When an investment tanks by 69% in two short months, with no brief rebound in between, it either represents one incredible buying opportunity or second-place finisher to stuffing cash in a mattress. With Genius Brands International (NASDAQ:GNUS), let’s be clear: It’s impossible to dismiss the latter as a possibility. The company has been hammered by bad news lately that has thrown GNUS stock into a swan dive, including one class action investor lawsuit, followed by another.
But could it really be that bad to sway an investor from, say, using some disposable income to buy 100 shares at $1.10 each? For starters, Genius’ stock did hit $7.93 as recently as June 3. If it could recover even half its lost ground, then the investor who rolls the dice today could see their investment triple or quadruple.

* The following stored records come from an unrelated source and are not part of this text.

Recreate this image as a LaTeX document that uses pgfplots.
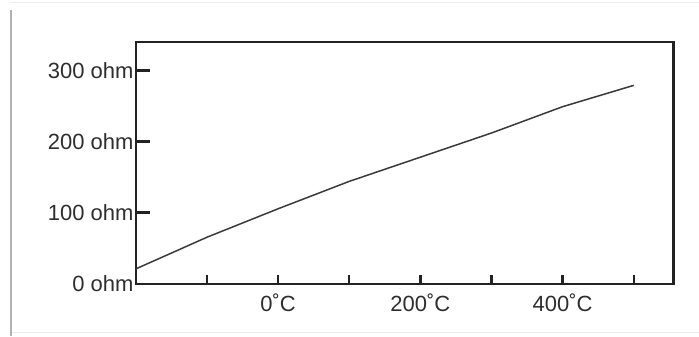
\documentclass[border=0pt]{standalone}
\usepackage{pgfplots}
\pgfplotsset{compat=1.18}
\usepackage{fontspec}
\setmainfont{Liberation Sans}
\definecolor{txt}{HTML}{2E2E2E}
\definecolor{ax}{HTML}{222222}
\definecolor{crv}{HTML}{3A3A3A}
\begin{document}
\begin{tikzpicture}[x=1bp,y=1bp]
\fill[white] (0,0) rectangle (699,336);
\draw[black!8, line width=1bp] (11,333) -- (699,333);
\draw[black!8, line width=1bp] (11,3) -- (699,3);
\draw[black!30, line width=2bp] (11.5,0) -- (11.5,326);
\begin{axis}[
  at={(136bp,52bp)}, anchor=south west,
  scale only axis, width=538bp, height=242bp,
  xmin=-200, xmax=556, ymin=0, ymax=340,
  axis line style={ax, line width=2.6bp},
  tick style={ax, line width=2.4bp},
  tick align=inside,
  xtick pos=bottom, ytick pos=left,
  xtick={-100,0,100,200,300,400,500},
  xticklabels={,0˚C,,200˚C,,400˚C,},
  ytick={0,100,200,300},
  yticklabels={0 ohm,100 ohm,200 ohm,300 ohm},
  xtick style={/pgfplots/major tick length=9bp},
  ytick style={/pgfplots/major tick length=14bp},
  ticklabel style={font=\fontsize{22bp}{24bp}\selectfont, text=txt},
  xticklabel style={yshift=-6bp},
  yticklabel style={xshift=1bp},
  clip=false,
]
\addplot[crv, line width=1.5bp, mark=none] coordinates {
(-200,21) (-100,65.5) (0,105.5) (100,144) (200,178) (300,212) (400,249) (500,279)
};
\end{axis}
\end{tikzpicture}
\end{document}
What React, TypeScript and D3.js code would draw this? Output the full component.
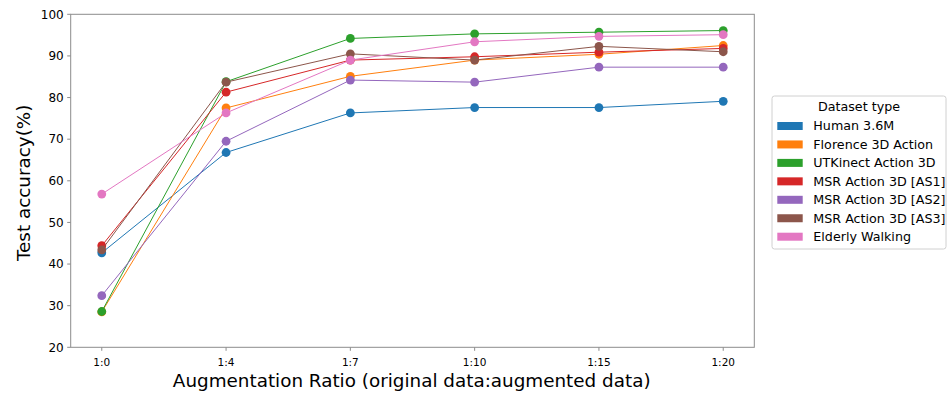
import React from "react";
import * as d3 from "d3";

const categories = ["1:0", "1:4", "1:7", "1:10", "1:15", "1:20"];
const seriesNames = [
  "Human 3.6M",
  "Florence 3D Action",
  "UTKinect Action 3D",
  "MSR Action 3D [AS1]",
  "MSR Action 3D [AS2]",
  "MSR Action 3D [AS3]",
  "Elderly Walking",
];
const human = [42.7, 66.8, 76.3, 77.6, 77.6, 79.1];
const florence = [28.5, 77.5, 85.1, 89.0, 90.4, 92.5];
const utkinect = [28.6, 83.8, 94.2, 95.3, 95.7, 96.1];
const msrAS1 = [44.4, 81.3, 89.0, 89.8, 90.9, 91.8];
const msrAS2 = [32.4, 69.5, 84.2, 83.7, 87.3, 87.3];
const msrAS3 = [43.4, 83.7, 90.5, 89.0, 92.3, 91.0];
const elderly = [56.8, 76.3, 89.0, 93.4, 94.7, 95.1];
const yTicks = [20, 30, 40, 50, 60, 70, 80, 90, 100];
const colors = ["#1f77b4", "#ff7f0e", "#2ca02c", "#d62728", "#9467bd", "#8c564b", "#e377c2"];

const allSeries = [human, florence, utkinect, msrAS1, msrAS2, msrAS3, elderly];

export default function App() {
  const W = 950, H = 394;
  const left = 70.7, right = 754.3, top = 14.3, bottom = 347.3;
  const x = d3.scalePoint<string>().domain(categories).range([left, right]).padding(0.25);
  const y = d3.scaleLinear().domain([20, 100]).range([bottom, top]);
  const line = d3.line<number>().x((_, i) => x(categories[i])!).y((d) => y(d));
  const font = "'DejaVu Sans', sans-serif";
  const axisColor = "#8c8c8c";
  const legX = 772, legY = 96, legW = 174, legH = 153;
  const rowY0 = 126, rowStep = 18.45;
  return (
    <svg width={W} height={H} style={{ position: "absolute", left: 0, top: 0 }} fontFamily={font}>
      <rect x={0} y={0} width={W} height={H} fill="#fff" />
      {/* series */}
      {allSeries.map((s, k) => (
        <g key={k}>
          <path d={line(s)!} fill="none" stroke={colors[k]} strokeWidth={1} />
          {s.map((v, i) => (
            <circle key={i} cx={x(categories[i])} cy={y(v)} r={4.4} fill={colors[k]} />
          ))}
        </g>
      ))}
      {/* frame */}
      <rect x={left} y={top} width={right - left} height={bottom - top} fill="none" stroke={axisColor} strokeWidth={1} />
      {/* y ticks */}
      {yTicks.map((t) => (
        <g key={t}>
          <line x1={left - 3.5} x2={left} y1={y(t)} y2={y(t)} stroke={axisColor} />
          <text x={left - 7} y={y(t)} dy="0.35em" textAnchor="end" fontSize={12} fill="#000">
            {t}
          </text>
        </g>
      ))}
      {/* x ticks */}
      {categories.map((c) => (
        <g key={c}>
          <line x1={x(c)} x2={x(c)} y1={bottom} y2={bottom + 3.5} stroke={axisColor} />
          <text x={x(c)} y={bottom + 15} dy="0.35em" textAnchor="middle" fontSize={10.5} fill="#000">
            {c}
          </text>
        </g>
      ))}
      <text x={(left + right) / 2 - 0.8} y={386.7} textAnchor="middle" fontSize={18.35} fill="#000">
        Augmentation Ratio (original data:augmented data)
      </text>
      <text
        transform={`translate(30,${(top + bottom) / 2 + 2}) rotate(-90)`}
        textAnchor="middle"
        fontSize={18.35}
        fill="#000"
      >
        Test accuracy(%)
      </text>
      {/* legend */}
      <rect x={legX} y={legY} width={legW} height={legH} rx={2.5} fill="#fff" stroke="#d0d0d0" strokeWidth={1} />
      <text x={legX + legW / 2} y={111} textAnchor="middle" fontSize={12.7} fill="#000">
        Dataset type
      </text>
      {seriesNames.map((n, k) => (
        <g key={n}>
          <rect x={777.3} y={rowY0 + k * rowStep - 4} width={25.4} height={8} fill={colors[k]} />
          <text x={813.3} y={rowY0 + k * rowStep} dy="0.35em" fontSize={12.7} fill="#000">
            {n}
          </text>
        </g>
      ))}
    </svg>
  );
}
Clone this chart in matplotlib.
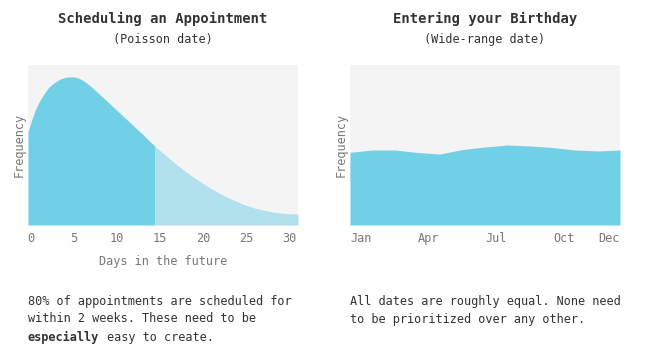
import numpy as np
import matplotlib
matplotlib.use("Agg")
from matplotlib import pyplot as plt

plt.rcParams['font.family'] = ['DejaVu Sans Mono']

# appointment curve (days in the future vs frequency)
days = [-0.35, 0, 0.5, 1, 1.5, 2, 2.5, 3, 3.5, 4, 4.5, 5, 5.5, 6, 6.5, 7, 8,
        9, 10, 11, 12, 13, 14, 14.4, 15, 16, 17, 18, 19, 20, 21, 22, 23, 24,
        25, 26, 27, 28, 29, 30, 31.05]
appt = [93, 103, 115, 124, 131, 137, 141, 144, 146.3, 147.6, 148.2, 148.1,
        147, 144.8, 141.8, 138.3, 130.5, 122.5, 114.5, 106.5, 98.5, 90.5, 82,
        79, 74.5, 67, 60, 53.3, 47.2, 41.5, 36.2, 31.3, 27, 23.2, 19.8, 17,
        14.9, 13.2, 12, 11.3, 11]
split_day = 14.4
day_ticks = [0, 5, 10, 15, 20, 25, 30]

# birthday curve (month index vs frequency)
months = [0, 1, 2, 3, 4, 5, 6, 7, 8, 9, 10, 11, 12]
bday = [72.7, 75, 75, 72.5, 71, 75.5, 78, 80, 79, 77.5, 75, 74, 75]
month_ticks = [0.5, 3.5, 6.5, 9.5, 11.5]
month_labels = ['Jan', 'Apr', 'Jul', 'Oct', 'Dec']

DARK = '#70d0e6'
LIGHT = '#b1e1ed'
BG = '#f4f4f4'
TXT = '#333333'
GREY = '#777777'

W, H = 648, 356
fig = plt.figure(figsize=(W / 100, H / 100), dpi=100)


def px(x, y):
    return x / W, 1 - y / H


def make_axes(x0):
    ax = fig.add_axes([x0 / W, (H - 225) / H, 270 / W, 160 / H])
    ax.set_facecolor(BG)
    for s in ax.spines.values():
        s.set_visible(False)
    ax.set_yticks([])
    ax.set_ylim(0, 160)
    ax.tick_params(axis='x', length=0, pad=5, labelsize=8.6, labelcolor=GREY)
    return ax


# left chart
ax1 = make_axes(28)
d = np.array(days)
a = np.array(appt)
k = days.index(split_day)
ax1.fill_between(d[:k + 1], a[:k + 1], color=DARK, lw=0)
ax1.fill_between(d[k:], a[k:], color=LIGHT, lw=0)
ax1.set_xlim(days[0], days[-1])
ax1.set_xticks(day_ticks)
ax1.set_xlabel('Days in the future', fontsize=8.6, color=GREY, labelpad=7)

# right chart
ax2 = make_axes(350)
ax2.fill_between(months, bday, color=DARK, lw=0)
ax2.set_xlim(0, 12)
ax2.set_xticks(month_ticks)
ax2.set_xticklabels(month_labels)

# titles
for cx, title, sub in [(163, 'Scheduling an Appointment', '(Poisson date)'),
                       (485, 'Entering your Birthday', '(Wide-range date)')]:
    fig.text(*px(cx, 19), title, ha='center', va='center', fontsize=10,
             fontweight='bold', color=TXT)
    fig.text(*px(cx, 40), sub, ha='center', va='center', fontsize=8.5,
             color=TXT)

for lx in (19, 341):
    fig.text(*px(lx, 145), 'Frequency', rotation=90, ha='center',
             va='center', fontsize=8.6, color=GREY)

# captions
fs = 8.6
char_px = 0.602 * fs * 100 / 72
fig.text(*px(28, 301), '80% of appointments are scheduled for',
         va='center', fontsize=fs, color=TXT)
fig.text(*px(28, 319), 'within 2 weeks. These need to be',
         va='center', fontsize=fs, color=TXT)
fig.text(*px(28, 337), 'especially', va='center', fontsize=fs,
         fontweight='bold', color=TXT)
fig.text(*px(28 + 11 * char_px, 337), 'easy to create.', va='center',
         fontsize=fs, color=TXT)
fig.text(*px(350, 301), 'All dates are roughly equal. None need',
         va='center', fontsize=fs, color=TXT)
fig.text(*px(350, 319), 'to be prioritized over any other.',
         va='center', fontsize=fs, color=TXT)

fig.savefig('out.png', dpi=100, facecolor='white')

Consider that billionaire Warren Buffett wouldn’t exactly dismiss such a thought outright. One of Buffett’s most famous investing philosophies is this: “The best thing that happens to us is when a great company gets into temporary trouble … We want to buy them when they’re on the operating table.”
To extend Buffett’s metaphor, the question revolves around whether Genius Brands International is being rolled into the operating room for a routine hernia fix or quadruple-bypass surgery.
Counting on Quarterly Recovery
For a time, it appeared as though such an assessment wouldn’t be necessary. The early June peak of GNUS in part reflected investor exuberance over how it would fare during the novel coronavirus. The company—which produces videos, music and books for kids, and includes the Kartoon Channel—looked to benefit from Covid-19 forcing kids to stay inside.
But hunches are one thing, quarterly reports another—and boy, was Q2 2020 a sad one. GNUS reported a net loss of $4.88 per share, compared with a 16 cent loss in Q2 2019. That’s a 30-fold increase, year over year. Give that kind of performance, it behooves the wise investor to hold out for the Q3 report, which will hit in October.
Here’s the thing: That report need not necessarily reflect sterling performance or even evidence of a turnaround. If the company can show it has at least stanched the bleeding, and addressed the concerns of disgruntled shareholders, then an argument could be made that GNUS stock has already hit its bottom and set to fight its way back. In that case, the shareholder’s golden rule of “buy low” would more than apply here.
“Ah!” says the Ambitious Investor. “If it’s all about ‘buy low,’ why not ‘buy now’?”
By George … not so fast.
GNUS Stock and an Analyst Audience of One
For starters, any investment decision based on a hunch is a bet, nothing more. Dumb investors read tea leaves; smart ones read analyst ratings. But where GNUS stock is concerned, that information is very tough to come by. Granted, the one analyst surveyed by WSJ Markets calls GNUS stock a “buy” and even sets a tasty target price of $4.50 per share, which would mark that price quadrupling scenario we discussed earlier.
But as these things go, analyst consensus matters. In the case of Netflix (NASDAQ:NFLX), 41 analysts weigh in—with opinions all over the spectrum—to create an overall rating of “buy.” Now let’s put our investor-math brains to work: That’s 40 more analysts following NFLX than GNUS. Huh.
So in search of more numbers, let’s go to an unusual source: the lawsuit filed by Bronstein, Gewirtz & Grossman, LLC. It states that on July 6, Genius Brands announced a joint venture with POW! Entertainment “regarding the intellectual property Stan Lee created following his tenure at Marvel Entertainment.” You’d think that would be great news but immediately afterwards, “Genius Brands’ stock dropped [more than] 25% to close at $2.66.”
In Hype Versus Hope, No Clear Winner
What happened? Apparently, the deal was a major disappointment to investors and speculators who imagined something far more lucrative that involved a multi-billion-dollar enterprise. The incendiary phrase, at least where the lawsuits are concerned, was “exciting business development,” used in a July 2 company press release announcing a conference call by Chairman and CEO Andy Heyward.
America being the land of free speech, you might wonder what’s wrong with that. Well, speech isn’t exactly free if it misleads investors who go broke. For his own part, Heyward could be guilty (in the non-legal sense) of Tinsel Town hyperbole surrounding the POW! Entertainment Deal. He crowed: “In all of Hollywood, there is no greater prize. This is the Holy Grail.”
If that line isn’t tailor-made for page one of some comic book saga, it’s hard to imagine a better one. At the very least, companies with a $241 million market cap should provide entertainment through their products, not their press releases. POW! Entertainment represents the output of Lee in his post-Marvel Comics years.
Now supposing you believe Hayward’s assessment—which could prove itself in time—the results won’t impact the company’s bottom line for years, unless Lee-themed properties go into production immediately and with industry fanfare.
Not to be the bad guy in this pseudo-superpower stock saga, but talk is cheap. Maybe even penny stock cheap. A buck and a dime per share isn’t far off, you know. If you’re going to throw anything after GNUS stock for now, make sure it’s chump change.
On the date of publication, Lou Carlozo did not have (either directly or indirectly) any positions in the securities mentioned in this article.